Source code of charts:
----------------
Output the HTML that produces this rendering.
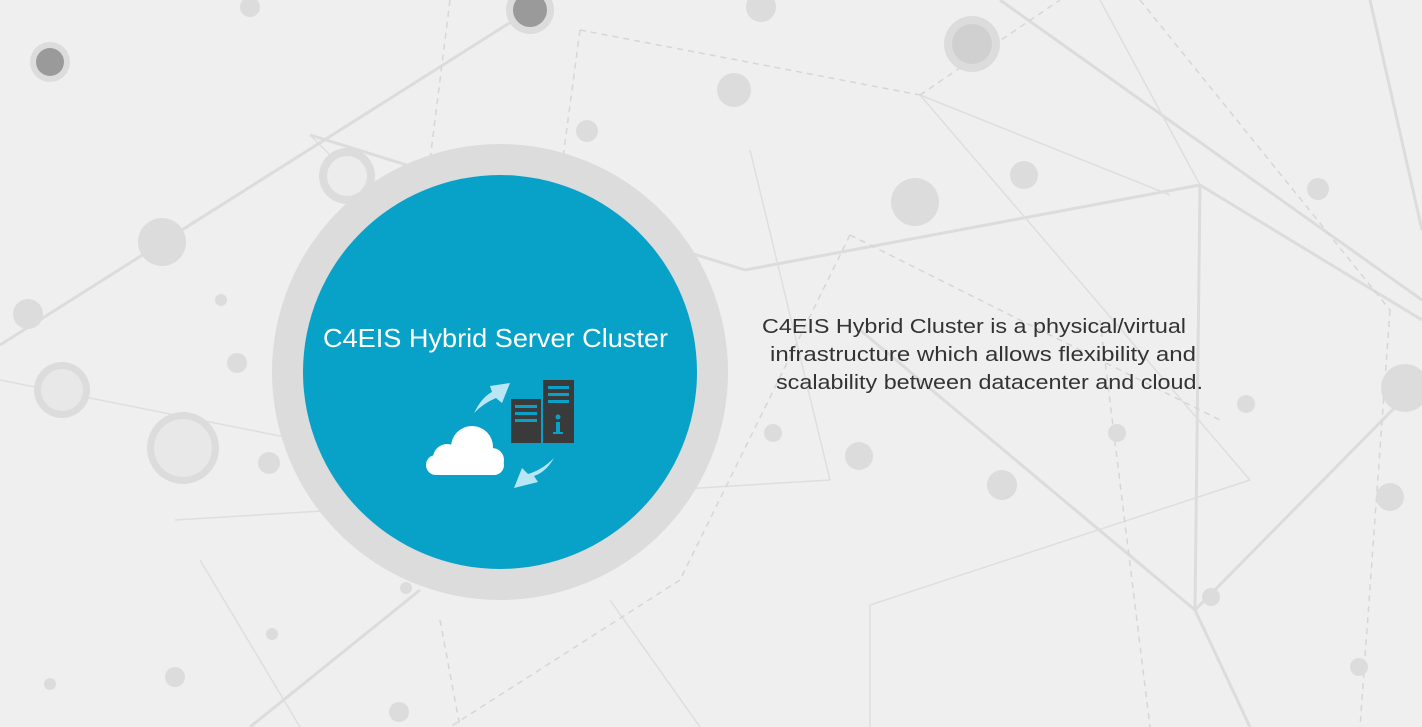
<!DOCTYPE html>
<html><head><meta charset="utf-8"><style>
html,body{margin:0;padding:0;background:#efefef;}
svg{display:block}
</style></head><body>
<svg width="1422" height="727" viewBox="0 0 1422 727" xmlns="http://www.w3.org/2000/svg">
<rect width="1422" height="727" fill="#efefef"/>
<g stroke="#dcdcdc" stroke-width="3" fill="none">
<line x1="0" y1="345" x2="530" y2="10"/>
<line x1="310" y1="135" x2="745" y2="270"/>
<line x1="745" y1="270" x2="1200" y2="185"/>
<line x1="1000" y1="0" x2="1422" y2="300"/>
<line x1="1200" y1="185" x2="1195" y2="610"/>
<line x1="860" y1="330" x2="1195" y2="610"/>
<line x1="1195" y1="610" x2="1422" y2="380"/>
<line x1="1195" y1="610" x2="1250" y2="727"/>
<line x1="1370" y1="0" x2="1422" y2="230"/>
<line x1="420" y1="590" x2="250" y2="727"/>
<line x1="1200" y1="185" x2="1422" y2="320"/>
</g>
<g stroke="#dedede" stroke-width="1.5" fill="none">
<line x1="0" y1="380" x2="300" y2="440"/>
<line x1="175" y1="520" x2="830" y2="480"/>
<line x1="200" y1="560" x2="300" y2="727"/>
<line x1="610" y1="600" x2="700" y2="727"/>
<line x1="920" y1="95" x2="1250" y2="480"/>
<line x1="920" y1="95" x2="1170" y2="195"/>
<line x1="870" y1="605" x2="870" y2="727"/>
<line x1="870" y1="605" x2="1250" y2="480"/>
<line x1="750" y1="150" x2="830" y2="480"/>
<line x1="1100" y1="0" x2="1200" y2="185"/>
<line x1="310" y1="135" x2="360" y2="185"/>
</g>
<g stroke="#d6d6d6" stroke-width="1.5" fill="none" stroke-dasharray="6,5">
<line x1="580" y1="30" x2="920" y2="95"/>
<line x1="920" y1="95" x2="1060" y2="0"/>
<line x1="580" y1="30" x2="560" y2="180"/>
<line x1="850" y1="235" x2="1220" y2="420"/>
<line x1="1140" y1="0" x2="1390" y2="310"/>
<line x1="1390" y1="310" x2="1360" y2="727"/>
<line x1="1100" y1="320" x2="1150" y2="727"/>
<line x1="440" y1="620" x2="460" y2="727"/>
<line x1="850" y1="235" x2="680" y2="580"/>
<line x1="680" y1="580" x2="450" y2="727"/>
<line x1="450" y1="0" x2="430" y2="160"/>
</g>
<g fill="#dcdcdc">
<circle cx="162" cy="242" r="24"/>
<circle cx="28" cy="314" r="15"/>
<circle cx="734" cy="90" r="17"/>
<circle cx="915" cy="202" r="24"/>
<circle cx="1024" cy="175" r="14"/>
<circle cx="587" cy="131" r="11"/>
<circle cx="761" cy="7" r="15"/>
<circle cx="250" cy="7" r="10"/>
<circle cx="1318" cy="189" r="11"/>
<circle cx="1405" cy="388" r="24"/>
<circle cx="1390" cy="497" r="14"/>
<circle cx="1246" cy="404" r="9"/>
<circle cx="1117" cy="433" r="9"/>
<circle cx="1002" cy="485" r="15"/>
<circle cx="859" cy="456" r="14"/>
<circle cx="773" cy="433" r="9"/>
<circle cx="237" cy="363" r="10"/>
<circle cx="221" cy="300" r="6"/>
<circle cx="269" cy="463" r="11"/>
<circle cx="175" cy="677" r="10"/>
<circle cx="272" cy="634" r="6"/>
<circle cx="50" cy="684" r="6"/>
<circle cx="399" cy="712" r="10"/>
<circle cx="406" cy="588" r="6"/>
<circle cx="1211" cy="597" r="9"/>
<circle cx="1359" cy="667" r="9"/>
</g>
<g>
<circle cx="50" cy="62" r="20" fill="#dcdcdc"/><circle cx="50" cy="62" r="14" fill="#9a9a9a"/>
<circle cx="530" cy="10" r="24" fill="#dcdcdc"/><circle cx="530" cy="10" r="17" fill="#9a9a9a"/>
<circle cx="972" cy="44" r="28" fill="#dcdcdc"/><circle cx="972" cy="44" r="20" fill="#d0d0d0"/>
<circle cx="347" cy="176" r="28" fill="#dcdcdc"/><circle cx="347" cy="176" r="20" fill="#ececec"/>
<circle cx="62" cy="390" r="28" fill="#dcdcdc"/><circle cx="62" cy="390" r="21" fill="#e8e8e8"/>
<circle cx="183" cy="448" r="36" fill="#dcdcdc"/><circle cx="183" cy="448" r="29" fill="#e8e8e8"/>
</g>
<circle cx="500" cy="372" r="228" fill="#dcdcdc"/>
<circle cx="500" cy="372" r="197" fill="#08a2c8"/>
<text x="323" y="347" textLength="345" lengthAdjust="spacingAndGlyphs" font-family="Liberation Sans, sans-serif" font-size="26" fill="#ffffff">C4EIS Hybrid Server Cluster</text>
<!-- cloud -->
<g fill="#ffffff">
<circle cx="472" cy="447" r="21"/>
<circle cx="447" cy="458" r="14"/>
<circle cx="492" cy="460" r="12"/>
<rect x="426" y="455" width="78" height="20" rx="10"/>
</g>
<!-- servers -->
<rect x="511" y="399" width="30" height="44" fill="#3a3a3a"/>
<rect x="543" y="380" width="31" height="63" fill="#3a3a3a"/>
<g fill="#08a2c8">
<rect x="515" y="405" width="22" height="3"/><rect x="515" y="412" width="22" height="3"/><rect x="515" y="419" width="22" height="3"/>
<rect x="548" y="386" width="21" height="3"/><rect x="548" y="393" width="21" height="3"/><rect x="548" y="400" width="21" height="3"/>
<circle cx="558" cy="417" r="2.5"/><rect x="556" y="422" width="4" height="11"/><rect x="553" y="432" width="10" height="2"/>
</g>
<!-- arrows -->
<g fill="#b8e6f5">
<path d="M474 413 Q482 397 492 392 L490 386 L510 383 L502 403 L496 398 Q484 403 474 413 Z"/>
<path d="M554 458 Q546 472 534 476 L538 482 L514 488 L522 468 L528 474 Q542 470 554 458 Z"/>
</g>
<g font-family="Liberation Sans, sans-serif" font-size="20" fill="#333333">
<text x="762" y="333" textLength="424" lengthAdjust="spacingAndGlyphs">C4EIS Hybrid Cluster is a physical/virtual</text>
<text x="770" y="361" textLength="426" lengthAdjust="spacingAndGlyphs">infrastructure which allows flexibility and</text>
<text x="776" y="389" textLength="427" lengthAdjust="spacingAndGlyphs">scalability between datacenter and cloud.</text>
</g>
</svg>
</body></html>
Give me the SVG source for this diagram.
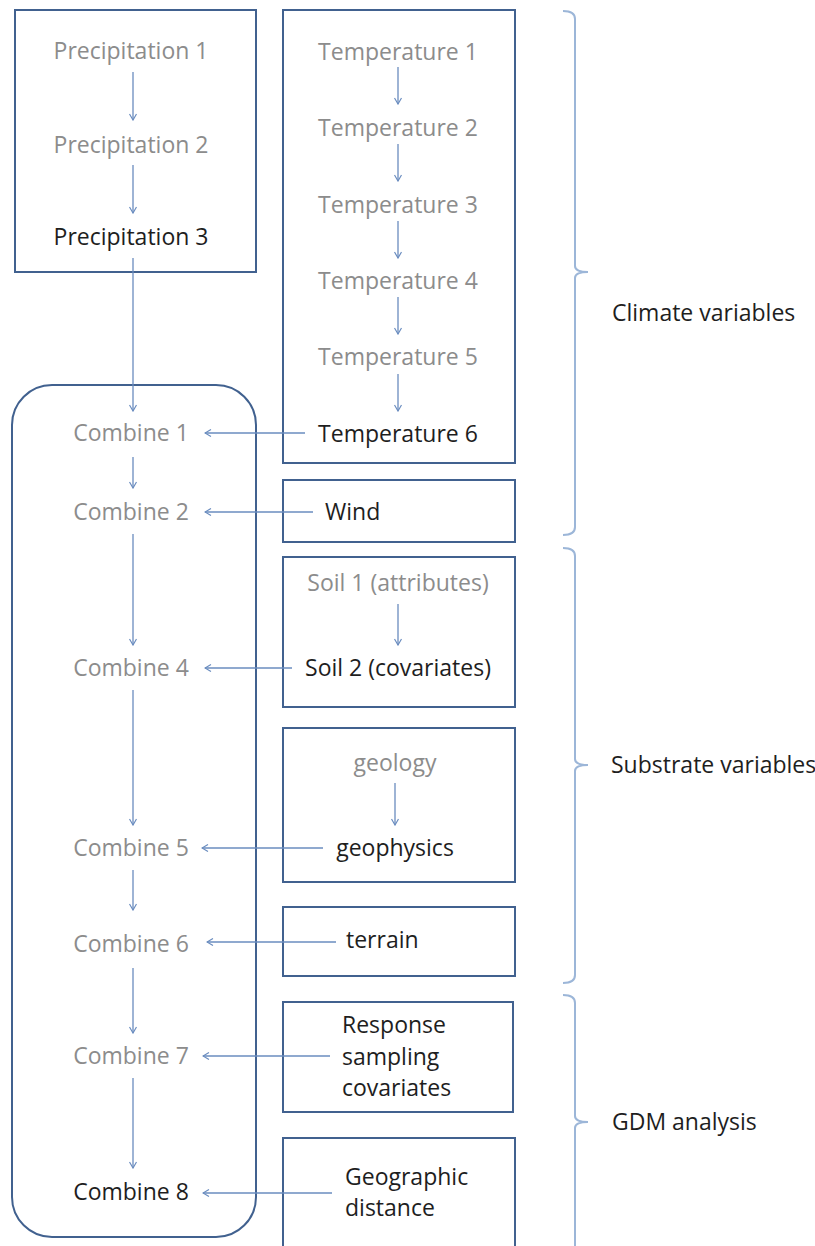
----------------
WHAT IS ASKED: Return each line from the material above exactly, but not the pictures.

OUTPUT OF THE EXERCISE:
Output the HTML that produces this rendering.
<!DOCTYPE html>
<html><head><meta charset="utf-8"><style>
html,body{margin:0;padding:0;background:#efefef;}
svg{display:block}
</style></head><body>
<svg width="1422" height="727" viewBox="0 0 1422 727" xmlns="http://www.w3.org/2000/svg">
<rect width="1422" height="727" fill="#efefef"/>
<g stroke="#dcdcdc" stroke-width="3" fill="none">
<line x1="0" y1="345" x2="530" y2="10"/>
<line x1="310" y1="135" x2="745" y2="270"/>
<line x1="745" y1="270" x2="1200" y2="185"/>
<line x1="1000" y1="0" x2="1422" y2="300"/>
<line x1="1200" y1="185" x2="1195" y2="610"/>
<line x1="860" y1="330" x2="1195" y2="610"/>
<line x1="1195" y1="610" x2="1422" y2="380"/>
<line x1="1195" y1="610" x2="1250" y2="727"/>
<line x1="1370" y1="0" x2="1422" y2="230"/>
<line x1="420" y1="590" x2="250" y2="727"/>
<line x1="1200" y1="185" x2="1422" y2="320"/>
</g>
<g stroke="#dedede" stroke-width="1.5" fill="none">
<line x1="0" y1="380" x2="300" y2="440"/>
<line x1="175" y1="520" x2="830" y2="480"/>
<line x1="200" y1="560" x2="300" y2="727"/>
<line x1="610" y1="600" x2="700" y2="727"/>
<line x1="920" y1="95" x2="1250" y2="480"/>
<line x1="920" y1="95" x2="1170" y2="195"/>
<line x1="870" y1="605" x2="870" y2="727"/>
<line x1="870" y1="605" x2="1250" y2="480"/>
<line x1="750" y1="150" x2="830" y2="480"/>
<line x1="1100" y1="0" x2="1200" y2="185"/>
<line x1="310" y1="135" x2="360" y2="185"/>
</g>
<g stroke="#d6d6d6" stroke-width="1.5" fill="none" stroke-dasharray="6,5">
<line x1="580" y1="30" x2="920" y2="95"/>
<line x1="920" y1="95" x2="1060" y2="0"/>
<line x1="580" y1="30" x2="560" y2="180"/>
<line x1="850" y1="235" x2="1220" y2="420"/>
<line x1="1140" y1="0" x2="1390" y2="310"/>
<line x1="1390" y1="310" x2="1360" y2="727"/>
<line x1="1100" y1="320" x2="1150" y2="727"/>
<line x1="440" y1="620" x2="460" y2="727"/>
<line x1="850" y1="235" x2="680" y2="580"/>
<line x1="680" y1="580" x2="450" y2="727"/>
<line x1="450" y1="0" x2="430" y2="160"/>
</g>
<g fill="#dcdcdc">
<circle cx="162" cy="242" r="24"/>
<circle cx="28" cy="314" r="15"/>
<circle cx="734" cy="90" r="17"/>
<circle cx="915" cy="202" r="24"/>
<circle cx="1024" cy="175" r="14"/>
<circle cx="587" cy="131" r="11"/>
<circle cx="761" cy="7" r="15"/>
<circle cx="250" cy="7" r="10"/>
<circle cx="1318" cy="189" r="11"/>
<circle cx="1405" cy="388" r="24"/>
<circle cx="1390" cy="497" r="14"/>
<circle cx="1246" cy="404" r="9"/>
<circle cx="1117" cy="433" r="9"/>
<circle cx="1002" cy="485" r="15"/>
<circle cx="859" cy="456" r="14"/>
<circle cx="773" cy="433" r="9"/>
<circle cx="237" cy="363" r="10"/>
<circle cx="221" cy="300" r="6"/>
<circle cx="269" cy="463" r="11"/>
<circle cx="175" cy="677" r="10"/>
<circle cx="272" cy="634" r="6"/>
<circle cx="50" cy="684" r="6"/>
<circle cx="399" cy="712" r="10"/>
<circle cx="406" cy="588" r="6"/>
<circle cx="1211" cy="597" r="9"/>
<circle cx="1359" cy="667" r="9"/>
</g>
<g>
<circle cx="50" cy="62" r="20" fill="#dcdcdc"/><circle cx="50" cy="62" r="14" fill="#9a9a9a"/>
<circle cx="530" cy="10" r="24" fill="#dcdcdc"/><circle cx="530" cy="10" r="17" fill="#9a9a9a"/>
<circle cx="972" cy="44" r="28" fill="#dcdcdc"/><circle cx="972" cy="44" r="20" fill="#d0d0d0"/>
<circle cx="347" cy="176" r="28" fill="#dcdcdc"/><circle cx="347" cy="176" r="20" fill="#ececec"/>
<circle cx="62" cy="390" r="28" fill="#dcdcdc"/><circle cx="62" cy="390" r="21" fill="#e8e8e8"/>
<circle cx="183" cy="448" r="36" fill="#dcdcdc"/><circle cx="183" cy="448" r="29" fill="#e8e8e8"/>
</g>
<circle cx="500" cy="372" r="228" fill="#dcdcdc"/>
<circle cx="500" cy="372" r="197" fill="#08a2c8"/>
<text x="323" y="347" textLength="345" lengthAdjust="spacingAndGlyphs" font-family="Liberation Sans, sans-serif" font-size="26" fill="#ffffff">C4EIS Hybrid Server Cluster</text>
<!-- cloud -->
<g fill="#ffffff">
<circle cx="472" cy="447" r="21"/>
<circle cx="447" cy="458" r="14"/>
<circle cx="492" cy="460" r="12"/>
<rect x="426" y="455" width="78" height="20" rx="10"/>
</g>
<!-- servers -->
<rect x="511" y="399" width="30" height="44" fill="#3a3a3a"/>
<rect x="543" y="380" width="31" height="63" fill="#3a3a3a"/>
<g fill="#08a2c8">
<rect x="515" y="405" width="22" height="3"/><rect x="515" y="412" width="22" height="3"/><rect x="515" y="419" width="22" height="3"/>
<rect x="548" y="386" width="21" height="3"/><rect x="548" y="393" width="21" height="3"/><rect x="548" y="400" width="21" height="3"/>
<circle cx="558" cy="417" r="2.5"/><rect x="556" y="422" width="4" height="11"/><rect x="553" y="432" width="10" height="2"/>
</g>
<!-- arrows -->
<g fill="#b8e6f5">
<path d="M474 413 Q482 397 492 392 L490 386 L510 383 L502 403 L496 398 Q484 403 474 413 Z"/>
<path d="M554 458 Q546 472 534 476 L538 482 L514 488 L522 468 L528 474 Q542 470 554 458 Z"/>
</g>
<g font-family="Liberation Sans, sans-serif" font-size="20" fill="#333333">
<text x="762" y="333" textLength="424" lengthAdjust="spacingAndGlyphs">C4EIS Hybrid Cluster is a physical/virtual</text>
<text x="770" y="361" textLength="426" lengthAdjust="spacingAndGlyphs">infrastructure which allows flexibility and</text>
<text x="776" y="389" textLength="427" lengthAdjust="spacingAndGlyphs">scalability between datacenter and cloud.</text>
</g>
</svg>
</body></html>
Give me the SVG source for this diagram.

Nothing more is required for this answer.